Ivanušić returns to all-acoustic, traditional territory for the lovely ballad, Always My Love, gently swinging Simple Waltz (a feature for pianist Davor Ded ić) and more energetic yet uncannily relaxed Light-Hearted, where Ivanušić’s tenor carries the tune with another powerful solo.
Lost in Html Remix closes with a reprise of the title track’s effervescent groove but, with a busier, go-go drum program, keyboard washes and brighter feel, makes clear that Ivanušić is an artist with one foot firmly planted in the past while looking forward into the future. It’s an appropriate closer to an eclectic album that has the potential to draw traditionalists into the present (and, perhaps, the future), while giving fans of more contemporary jazz the chance to appreciate the value of knowing where the music comes from in order to move it further ahead.

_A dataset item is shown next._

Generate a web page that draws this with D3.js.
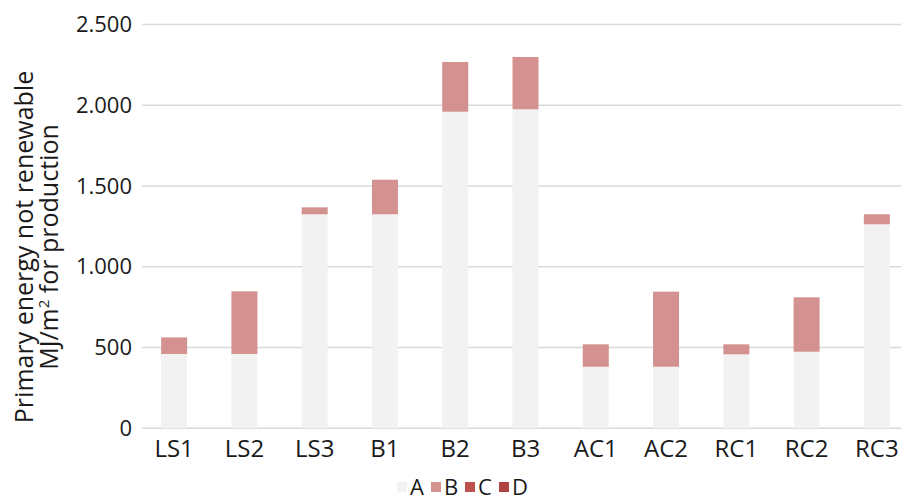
<!DOCTYPE html>
<html>
<head>
<meta charset="utf-8">
<script src="https://cdn.jsdelivr.net/npm/d3@7"></script>
<style>
  body { margin: 0; background: #fff; }
  svg text { font-family: "Open Sans", "Noto Sans", sans-serif; fill: #1a1a1a; }
</style>
</head>
<body>
<div id="chart"></div>
<script>
var width  = 901,
    height = 500;

// values
var categories = ['LS1', 'LS2', 'LS3', 'B1', 'B2', 'B3', 'AC1', 'AC2', 'RC1', 'RC2', 'RC3'];
var seriesA = [460, 460, 1325, 1325, 1960, 1975, 381, 381, 458, 474, 1263];
var seriesB = [103, 388, 43, 214, 308, 324, 139, 465, 62, 337, 62];
var seriesC = [0, 0, 0, 0, 0, 0, 0, 0, 0, 0, 0];
var seriesD = [0, 0, 0, 0, 0, 0, 0, 0, 0, 0, 0];
var seriesNames = ['A', 'B', 'C', 'D'];
var yTicks = [0, 500, 1000, 1500, 2000, 2500];

var colors = { A: '#f2f2f2', B: '#d39290', C: '#c0504d', D: '#b04341' };

var rows = categories.map(function(c, i) {
    return { cat: c, A: seriesA[i], B: seriesB[i], C: seriesC[i], D: seriesD[i] };
});
var stacked = d3.stack().keys(seriesNames)(rows);

var svg = d3.select('#chart').append('svg')
    .attr('width', width)
    .attr('height', height);

var x = d3.scaleBand()
    .domain(categories)
    .range([139, 912])
    .paddingInner(0.63)
    .paddingOuter(0.315);

var y = d3.scaleLinear()
    .domain([0, 2500])
    .range([428.3, 24.5]);

// gridlines
svg.append('g')
    .selectAll('line')
    .data(yTicks)
    .enter()
    .append('line')
    .attr('x1', 142)
    .attr('x2', width)
    .attr('y1', function(d) { return y(d); })
    .attr('y2', function(d) { return y(d); })
    .style('stroke', '#d9d9d9')
    .style('stroke-width', 1.5);

// bars
svg.append('g')
    .selectAll('g')
    .data(stacked)
    .enter()
    .append('g')
    .style('fill', function(d) { return colors[d.key]; })
    .selectAll('rect')
    .data(function(d) { return d; })
    .enter()
    .append('rect')
    .attr('x', function(d) { return x(d.data.cat); })
    .attr('width', x.bandwidth())
    .attr('y', function(d) { return y(d[1]); })
    .attr('height', function(d) { return y(d[0]) - y(d[1]); });

// y axis
var yAxis = svg.append('g')
    .attr('transform', 'translate(142,0)')
    .call(d3.axisLeft(y).tickValues(yTicks).tickSize(0).tickPadding(10)
        .tickFormat(function(d) { return d3.format(',')(d).replace(',', '.'); }));
yAxis.select('.domain').remove();
yAxis.selectAll('text').style('font-size', '22px');

// x axis
var xAxis = svg.append('g')
    .attr('transform', 'translate(0,428.3)')
    .call(d3.axisBottom(x).tickSize(0).tickPadding(12));
xAxis.select('.domain').remove();
xAxis.selectAll('text').style('font-size', '24px');

// y title
var title = svg.append('text')
    .attr('transform', 'translate(0,' + 247 + ') rotate(-90)')
    .attr('text-anchor', 'middle')
    .style('font-size', '25px');
title.append('tspan').attr('x', 0).attr('y', 33).text('Primary energy not renewable');
var t2 = title.append('tspan').attr('x', 0).attr('y', 58);
t2.append('tspan').text('MJ/m');
t2.append('tspan').attr('dy', -9).style('font-size', '15px').text('2');
t2.append('tspan').attr('dy', 9).text(' for production');

// legend
var legend = svg.append('g')
    .selectAll('g')
    .data(seriesNames)
    .enter()
    .append('g')
    .attr('transform', function(d, i) { return 'translate(' + (397 + i * 34) + ',482)'; });
legend.append('rect')
    .attr('width', 10)
    .attr('height', 10)
    .style('fill', function(d) { return colors[d]; });
legend.append('text')
    .attr('x', 13)
    .attr('y', 13)
    .style('font-size', '22px')
    .text(function(d) { return d; });
</script>
</body>
</html>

Visit Zdenko Ivanušić on the web.
Personnel: Zdenko Ivanušić: alto saxophone (2, 4-7, 10), tenor saxophone (1-3, 6, 8-10); Davor Ded ić: keyboards and piano (1-5, 7-9); Goran Rukavina: acoustic bass (4, 5, 7-9); Bruno Domiter: drums (4, 5, 7-9); Robert Lajić: electric bass and drum programming (1-3, 6, 10); Antonio Geček: trumpet (2, 3, 6, 10); Andrej Henigman: baritone saxophone (2, 3, 6, 10); Ante Prgin: electric guitar (2).
Tracks: Here and There; Done; Replay Blues; Bigwig; Four Odd; Lost in Html; Always My Love; Simple Waltz; Light-Hearted; Lost in Html Remix.